The Roberts court, which has completed five terms, ruled for business interests 61 percent of the time, compared with 46 percent in the last five years of the court led by Chief Justice William H. Rehnquist, who died in 2005, and 42 percent by all courts since 1953.

Those differences are statistically significant, the study found. It was prepared by Lee Epstein, a political scientist at Northwestern’s law school; William M. Landes, an economist at the University of Chicago; and Judge Richard A. Posner, who serves on the federal appeals court in Chicago and teaches law at the University of Chicago.

The Roberts court’s engagement with business issues has risen along with the emergence of a breed of lawyers specializing in Supreme Court advocacy, many of them veterans of the United States solicitor general’s office, which represents the federal government in the court.

These specialists have been extraordinarily successful, both in persuading the court to hear business cases and to rule in favor of their clients. The Supreme Court’s business docket has stayed active in the current term, which began in October.

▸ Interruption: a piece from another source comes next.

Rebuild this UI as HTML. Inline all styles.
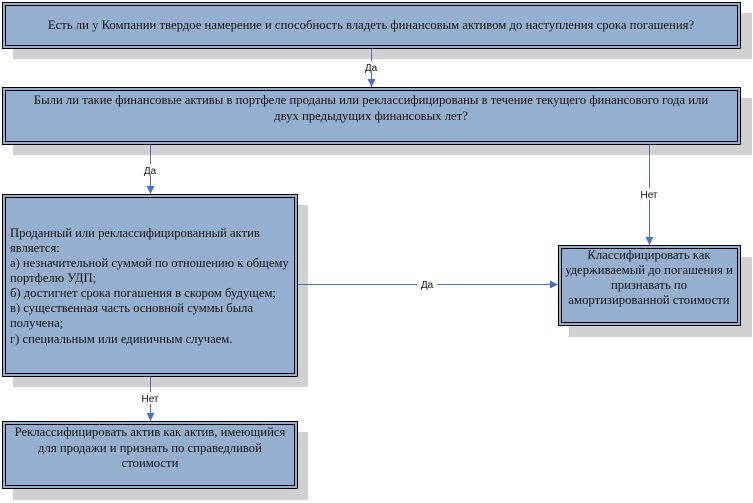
<!DOCTYPE html>
<html><head><meta charset="utf-8"><style>
html,body{margin:0;padding:0;background:#fff;}
svg{display:block}
.t{font-family:"Liberation Serif",serif;font-size:12.7px;fill:#111}
.s{font-size:12.6px}
.l{font-family:"Liberation Sans",sans-serif;font-size:10px;fill:#111}
</style></head><body>
<svg width="753" height="503" viewBox="0 0 753 503" xmlns="http://www.w3.org/2000/svg">
<defs>
<marker id="a" viewBox="0 0 10 10" refX="10" refY="5" markerWidth="8" markerHeight="8" orient="auto" markerUnits="userSpaceOnUse"><path d="M0,0 L10,5 L0,10 z" fill="#4472c4"/></marker>
</defs>
<g fill="#d0d0d0">
<rect x="13" y="13" width="739" height="46"/>
<rect x="13" y="98" width="739" height="57"/>
<rect x="13" y="205" width="295" height="182"/>
<rect x="13" y="432" width="295" height="68"/>
<rect x="569" y="257" width="183" height="80"/>
</g>
<g fill="#95afd0" stroke="#000" stroke-width="1">
<rect x="2.5" y="2.5" width="738" height="46"/>
<rect x="2.5" y="87.5" width="738" height="57"/>
<rect x="2.5" y="194.5" width="295" height="182"/>
<rect x="2.5" y="421.5" width="295" height="67"/>
<rect x="558.5" y="245.5" width="182" height="80"/>
</g>
<g fill="none" stroke="#000" stroke-width="1">
<rect x="5.5" y="5.5" width="732" height="40"/>
<rect x="5.5" y="90.5" width="732" height="51"/>
<rect x="5.5" y="197.5" width="289" height="176"/>
<rect x="5.5" y="424.5" width="289" height="61"/>
<rect x="561.5" y="248.5" width="176" height="74"/>
</g>
<g stroke="#4472c4" stroke-width="1" fill="none">
<line x1="371.5" y1="49" x2="371.5" y2="87" marker-end="url(#a)"/>
<line x1="150.5" y1="145" x2="150.5" y2="194" marker-end="url(#a)"/>
<line x1="649.5" y1="145" x2="649.5" y2="245" marker-end="url(#a)"/>
<line x1="298" y1="284.5" x2="558" y2="284.5" marker-end="url(#a)"/>
<line x1="150.5" y1="377" x2="150.5" y2="421" marker-end="url(#a)"/>
</g>
<g class="l" text-anchor="middle">
<rect x="362" y="61" width="19" height="12" fill="#fff"/>
<text x="371" y="71">Да</text>
<rect x="141" y="164" width="19" height="12" fill="#fff"/>
<text x="150" y="174">Да</text>
<rect x="638" y="188" width="22" height="12" fill="#fff"/>
<text x="649" y="198">Нет</text>
<rect x="417" y="278" width="20" height="12" fill="#fff"/>
<text x="427" y="288">Да</text>
<rect x="139" y="392" width="22" height="12" fill="#fff"/>
<text x="150" y="402">Нет</text>
</g>
<g class="t">
<text x="371" y="29" text-anchor="middle">Есть ли у Компании твердое намерение и способность владеть финансовым активом до наступления срока погашения?</text>
<text x="371" y="104" text-anchor="middle">Были ли такие финансовые активы в портфеле проданы или реклассифицированы в течение текущего финансового года или</text>
<text x="371" y="120" text-anchor="middle">двух предыдущих финансовых лет?</text>
<g class="s">
<text x="10" y="237">Проданный или реклассифицированный актив</text>
<text x="10" y="252">является:</text>
<text x="10" y="267">а) незначительной суммой по отношению к общему</text>
<text x="10" y="282">портфелю УДП;</text>
<text x="10" y="297">б) достигнет срока погашения в скором будущем;</text>
<text x="10" y="312">в) существенная часть основной суммы была</text>
<text x="10" y="327">получена;</text>
<text x="10" y="343">г) специальным или единичным случаем.</text>
</g>
<text x="150" y="436" text-anchor="middle">Реклассифицировать актив как актив, имеющийся</text>
<text x="150" y="452" text-anchor="middle">для продажи и признать по справедливой</text>
<text x="150" y="467" text-anchor="middle">стоимости</text>
<text x="649" y="259" text-anchor="middle">Классифицировать как</text>
<text x="649" y="274" text-anchor="middle">удерживаемый до погашения и</text>
<text x="649" y="289" text-anchor="middle">признавать по</text>
<text x="649" y="304" text-anchor="middle">амортизированной стоимости</text>
</g>
</svg>
</body></html>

In a single week this month, the court heard arguments in a case brought by the chamber challenging an Arizona law that imposes penalties on companies that hire illegal workers, and it agreed to hear two cases that could reshape class-action and environmental law.

This relationship, business law through the Supreme Court, has been the core of Roberts Court precedent.  Never before has the corporate community been given such a powerful voice in the judicial.  It's one of the main reasons I actually think the insurance mandate will pass constitutional muster:  the health insurance companies and the Chamber want it.  At the same time, we've already seen the price that the country s paying for decisions like Citizens United.

This court has repeatedly come down in favor of business over people, and it will continue to reshape America in that image for decades to come.